**What needs to be done**
Will you output the lines between the ones holding "Emit a Python" and "plt.close(fig)", inclusive, exactly as they stand, and only those lines, with the pictures left out?

---- Material for this task

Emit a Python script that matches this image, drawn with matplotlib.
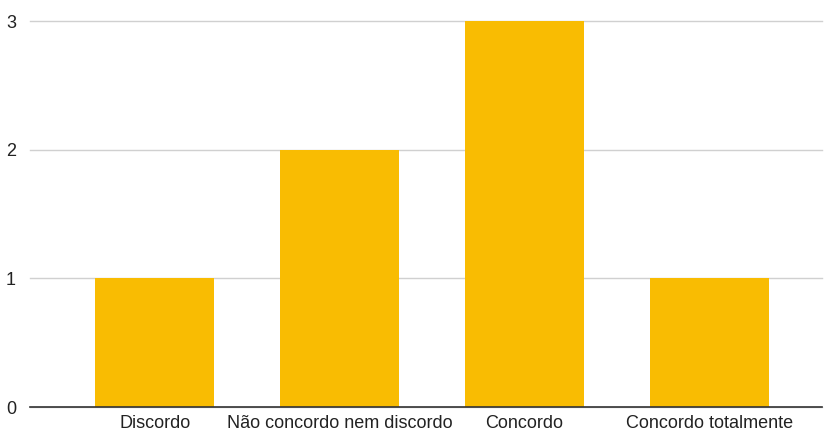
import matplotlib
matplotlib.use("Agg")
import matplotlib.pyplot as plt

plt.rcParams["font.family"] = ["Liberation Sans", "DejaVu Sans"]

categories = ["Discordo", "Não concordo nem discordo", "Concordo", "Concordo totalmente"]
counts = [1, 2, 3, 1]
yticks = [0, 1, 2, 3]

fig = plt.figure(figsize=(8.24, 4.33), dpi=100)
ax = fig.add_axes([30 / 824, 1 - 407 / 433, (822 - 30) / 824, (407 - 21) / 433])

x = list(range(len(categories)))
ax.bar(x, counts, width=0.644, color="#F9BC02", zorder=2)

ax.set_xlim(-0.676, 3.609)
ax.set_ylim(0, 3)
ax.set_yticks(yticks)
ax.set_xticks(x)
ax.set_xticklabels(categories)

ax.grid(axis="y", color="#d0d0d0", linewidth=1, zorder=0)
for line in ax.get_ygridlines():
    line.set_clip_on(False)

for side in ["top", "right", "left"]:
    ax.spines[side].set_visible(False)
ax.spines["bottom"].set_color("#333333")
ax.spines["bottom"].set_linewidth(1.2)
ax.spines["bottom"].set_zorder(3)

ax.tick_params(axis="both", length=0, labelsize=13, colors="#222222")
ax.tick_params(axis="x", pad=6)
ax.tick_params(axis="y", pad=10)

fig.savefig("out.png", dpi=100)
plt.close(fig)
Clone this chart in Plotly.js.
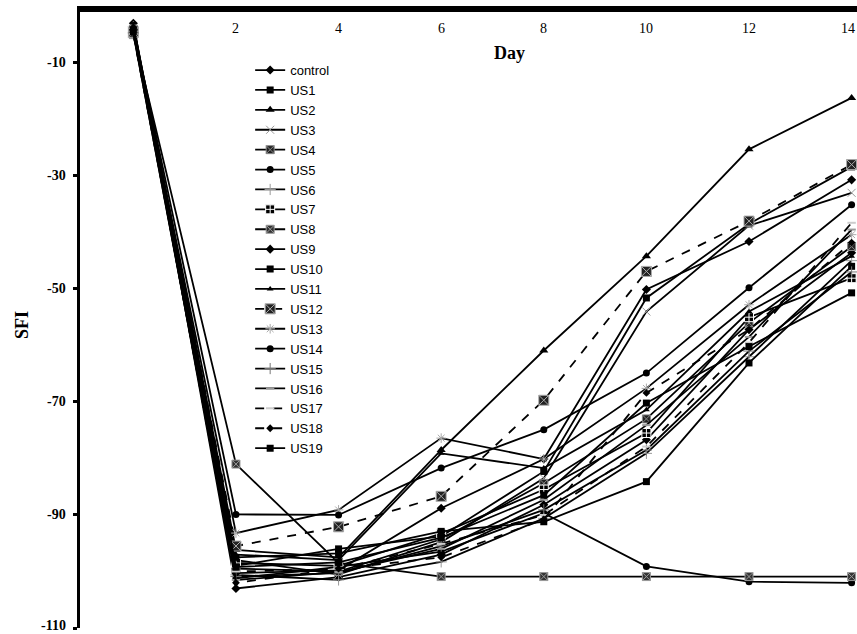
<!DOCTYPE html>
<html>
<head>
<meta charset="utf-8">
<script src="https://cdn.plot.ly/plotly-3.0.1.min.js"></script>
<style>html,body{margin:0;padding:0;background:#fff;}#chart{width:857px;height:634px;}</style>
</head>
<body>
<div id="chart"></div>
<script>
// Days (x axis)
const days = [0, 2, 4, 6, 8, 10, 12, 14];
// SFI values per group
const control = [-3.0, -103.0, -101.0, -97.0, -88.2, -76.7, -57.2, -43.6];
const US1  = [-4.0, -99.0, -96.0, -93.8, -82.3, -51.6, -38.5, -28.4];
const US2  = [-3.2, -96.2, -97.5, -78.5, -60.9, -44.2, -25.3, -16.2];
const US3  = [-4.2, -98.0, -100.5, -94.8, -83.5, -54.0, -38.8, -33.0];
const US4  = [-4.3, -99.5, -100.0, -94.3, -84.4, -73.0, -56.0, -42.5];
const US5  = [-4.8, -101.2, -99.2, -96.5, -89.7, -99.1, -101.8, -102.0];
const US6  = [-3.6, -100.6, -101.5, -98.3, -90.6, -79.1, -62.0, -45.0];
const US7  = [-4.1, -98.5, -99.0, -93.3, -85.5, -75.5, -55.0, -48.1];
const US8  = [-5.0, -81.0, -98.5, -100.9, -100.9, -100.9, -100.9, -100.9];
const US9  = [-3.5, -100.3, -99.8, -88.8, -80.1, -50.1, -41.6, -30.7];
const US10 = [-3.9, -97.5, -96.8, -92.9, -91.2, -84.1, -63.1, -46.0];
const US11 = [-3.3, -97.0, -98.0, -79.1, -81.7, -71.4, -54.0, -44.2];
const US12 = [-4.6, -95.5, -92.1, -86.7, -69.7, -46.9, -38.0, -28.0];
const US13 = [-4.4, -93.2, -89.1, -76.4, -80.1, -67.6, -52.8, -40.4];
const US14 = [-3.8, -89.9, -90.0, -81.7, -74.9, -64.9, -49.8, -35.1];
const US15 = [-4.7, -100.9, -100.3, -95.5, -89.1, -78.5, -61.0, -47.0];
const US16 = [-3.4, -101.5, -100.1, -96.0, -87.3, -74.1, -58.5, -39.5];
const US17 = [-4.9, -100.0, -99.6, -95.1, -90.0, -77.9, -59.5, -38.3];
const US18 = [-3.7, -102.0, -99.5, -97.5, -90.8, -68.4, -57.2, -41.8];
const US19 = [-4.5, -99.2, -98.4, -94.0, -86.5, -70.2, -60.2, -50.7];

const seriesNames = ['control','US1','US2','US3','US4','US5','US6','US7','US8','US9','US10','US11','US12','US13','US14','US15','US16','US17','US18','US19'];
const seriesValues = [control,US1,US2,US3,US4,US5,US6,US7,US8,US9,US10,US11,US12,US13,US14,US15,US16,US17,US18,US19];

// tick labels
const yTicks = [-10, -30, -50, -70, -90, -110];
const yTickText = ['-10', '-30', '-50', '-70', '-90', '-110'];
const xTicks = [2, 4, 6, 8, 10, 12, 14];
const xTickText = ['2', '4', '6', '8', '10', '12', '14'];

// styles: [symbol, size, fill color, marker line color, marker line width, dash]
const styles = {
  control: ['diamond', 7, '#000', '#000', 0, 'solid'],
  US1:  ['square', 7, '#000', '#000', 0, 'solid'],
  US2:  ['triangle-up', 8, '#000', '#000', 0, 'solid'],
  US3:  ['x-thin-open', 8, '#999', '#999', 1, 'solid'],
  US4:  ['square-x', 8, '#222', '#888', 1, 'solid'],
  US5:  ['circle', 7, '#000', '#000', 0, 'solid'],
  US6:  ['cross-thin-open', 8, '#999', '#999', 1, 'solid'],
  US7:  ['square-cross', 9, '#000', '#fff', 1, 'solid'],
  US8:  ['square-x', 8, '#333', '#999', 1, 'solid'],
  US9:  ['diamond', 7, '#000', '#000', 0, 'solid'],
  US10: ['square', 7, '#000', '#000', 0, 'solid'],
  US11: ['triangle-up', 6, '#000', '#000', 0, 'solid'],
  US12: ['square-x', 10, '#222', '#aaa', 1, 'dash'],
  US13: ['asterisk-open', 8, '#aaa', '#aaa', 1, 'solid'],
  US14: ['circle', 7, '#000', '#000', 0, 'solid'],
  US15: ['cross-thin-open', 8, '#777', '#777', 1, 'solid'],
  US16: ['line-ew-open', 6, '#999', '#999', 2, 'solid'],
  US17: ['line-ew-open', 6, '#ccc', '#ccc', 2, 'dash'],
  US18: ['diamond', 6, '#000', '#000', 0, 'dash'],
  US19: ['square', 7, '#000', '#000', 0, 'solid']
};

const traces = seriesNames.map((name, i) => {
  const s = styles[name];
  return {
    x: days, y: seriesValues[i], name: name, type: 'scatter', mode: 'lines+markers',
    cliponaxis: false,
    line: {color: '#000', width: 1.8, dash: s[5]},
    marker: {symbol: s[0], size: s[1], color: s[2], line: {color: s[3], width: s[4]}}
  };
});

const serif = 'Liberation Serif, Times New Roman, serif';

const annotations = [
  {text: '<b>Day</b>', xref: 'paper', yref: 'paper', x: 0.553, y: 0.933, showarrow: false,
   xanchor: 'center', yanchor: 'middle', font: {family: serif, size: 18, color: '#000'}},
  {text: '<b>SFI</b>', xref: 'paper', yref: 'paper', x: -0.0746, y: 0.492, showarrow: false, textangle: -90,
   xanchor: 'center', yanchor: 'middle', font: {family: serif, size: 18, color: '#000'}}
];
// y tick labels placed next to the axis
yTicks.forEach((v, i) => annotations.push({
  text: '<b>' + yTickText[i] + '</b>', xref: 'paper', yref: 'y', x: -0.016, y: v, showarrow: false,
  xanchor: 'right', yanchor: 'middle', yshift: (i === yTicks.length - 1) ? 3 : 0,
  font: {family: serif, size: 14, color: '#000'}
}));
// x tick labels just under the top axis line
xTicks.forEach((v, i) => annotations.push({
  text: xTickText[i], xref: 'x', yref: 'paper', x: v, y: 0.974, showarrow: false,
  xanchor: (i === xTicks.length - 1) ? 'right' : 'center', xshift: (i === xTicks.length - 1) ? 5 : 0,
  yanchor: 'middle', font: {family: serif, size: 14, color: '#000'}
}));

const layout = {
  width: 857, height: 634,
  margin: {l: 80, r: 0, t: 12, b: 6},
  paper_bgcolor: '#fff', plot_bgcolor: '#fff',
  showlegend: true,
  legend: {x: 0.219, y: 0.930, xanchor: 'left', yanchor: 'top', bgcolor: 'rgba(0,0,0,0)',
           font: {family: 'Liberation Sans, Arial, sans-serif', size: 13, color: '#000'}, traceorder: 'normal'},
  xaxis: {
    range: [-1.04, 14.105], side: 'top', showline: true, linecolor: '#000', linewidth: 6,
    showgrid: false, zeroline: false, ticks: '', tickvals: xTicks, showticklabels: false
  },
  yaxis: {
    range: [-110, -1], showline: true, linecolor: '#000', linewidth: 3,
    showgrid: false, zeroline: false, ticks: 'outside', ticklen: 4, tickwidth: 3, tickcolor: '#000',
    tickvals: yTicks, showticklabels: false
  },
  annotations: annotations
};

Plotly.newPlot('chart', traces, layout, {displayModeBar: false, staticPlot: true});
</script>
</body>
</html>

--------
---- Material for this task

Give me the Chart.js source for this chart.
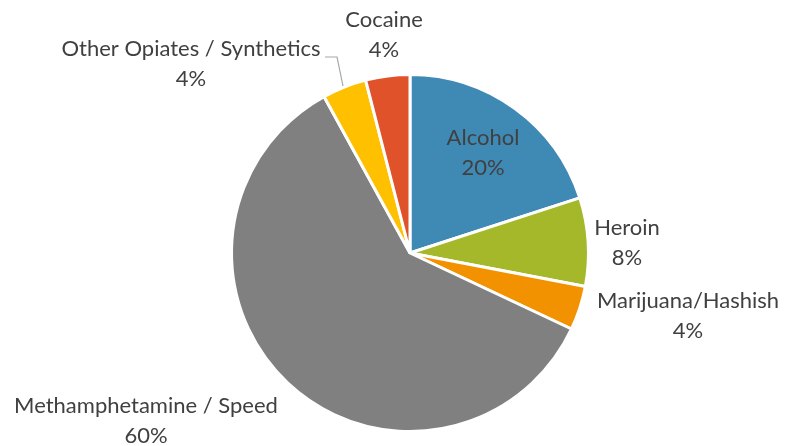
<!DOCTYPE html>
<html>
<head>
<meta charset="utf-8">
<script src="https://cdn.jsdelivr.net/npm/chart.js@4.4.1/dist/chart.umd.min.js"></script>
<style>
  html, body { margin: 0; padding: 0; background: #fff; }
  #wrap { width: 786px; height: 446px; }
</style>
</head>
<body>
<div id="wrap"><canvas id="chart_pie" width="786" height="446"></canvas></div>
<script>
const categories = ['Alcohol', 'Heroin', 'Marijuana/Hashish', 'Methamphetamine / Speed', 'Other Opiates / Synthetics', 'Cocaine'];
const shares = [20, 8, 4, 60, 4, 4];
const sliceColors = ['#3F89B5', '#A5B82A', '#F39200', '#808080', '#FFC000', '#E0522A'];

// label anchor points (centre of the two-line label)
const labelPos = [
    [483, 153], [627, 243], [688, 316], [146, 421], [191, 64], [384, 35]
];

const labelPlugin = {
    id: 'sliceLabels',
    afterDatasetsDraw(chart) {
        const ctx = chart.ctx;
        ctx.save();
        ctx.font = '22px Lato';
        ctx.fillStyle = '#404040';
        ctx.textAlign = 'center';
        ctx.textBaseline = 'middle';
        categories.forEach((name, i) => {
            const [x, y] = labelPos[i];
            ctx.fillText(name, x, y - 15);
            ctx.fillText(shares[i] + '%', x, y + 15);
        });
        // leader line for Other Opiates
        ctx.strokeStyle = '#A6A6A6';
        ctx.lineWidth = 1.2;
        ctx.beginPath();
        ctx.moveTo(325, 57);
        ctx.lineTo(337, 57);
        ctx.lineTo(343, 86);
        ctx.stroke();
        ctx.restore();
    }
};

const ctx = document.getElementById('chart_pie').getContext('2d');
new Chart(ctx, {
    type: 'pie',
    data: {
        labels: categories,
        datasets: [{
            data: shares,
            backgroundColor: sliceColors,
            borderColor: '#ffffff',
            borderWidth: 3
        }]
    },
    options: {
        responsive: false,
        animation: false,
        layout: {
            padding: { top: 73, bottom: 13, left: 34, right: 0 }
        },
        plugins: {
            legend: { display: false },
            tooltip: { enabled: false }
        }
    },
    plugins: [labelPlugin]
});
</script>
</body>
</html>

--------

**Written response**
Emit a Python script that matches this image, drawn with matplotlib.
import matplotlib
matplotlib.use("Agg")
import matplotlib.pyplot as plt

plt.rcParams["font.family"] = ["Liberation Sans", "DejaVu Sans"]

categories = ["Discordo", "Não concordo nem discordo", "Concordo", "Concordo totalmente"]
counts = [1, 2, 3, 1]
yticks = [0, 1, 2, 3]

fig = plt.figure(figsize=(8.24, 4.33), dpi=100)
ax = fig.add_axes([30 / 824, 1 - 407 / 433, (822 - 30) / 824, (407 - 21) / 433])

x = list(range(len(categories)))
ax.bar(x, counts, width=0.644, color="#F9BC02", zorder=2)

ax.set_xlim(-0.676, 3.609)
ax.set_ylim(0, 3)
ax.set_yticks(yticks)
ax.set_xticks(x)
ax.set_xticklabels(categories)

ax.grid(axis="y", color="#d0d0d0", linewidth=1, zorder=0)
for line in ax.get_ygridlines():
    line.set_clip_on(False)

for side in ["top", "right", "left"]:
    ax.spines[side].set_visible(False)
ax.spines["bottom"].set_color("#333333")
ax.spines["bottom"].set_linewidth(1.2)
ax.spines["bottom"].set_zorder(3)

ax.tick_params(axis="both", length=0, labelsize=13, colors="#222222")
ax.tick_params(axis="x", pad=6)
ax.tick_params(axis="y", pad=10)

fig.savefig("out.png", dpi=100)
plt.close(fig)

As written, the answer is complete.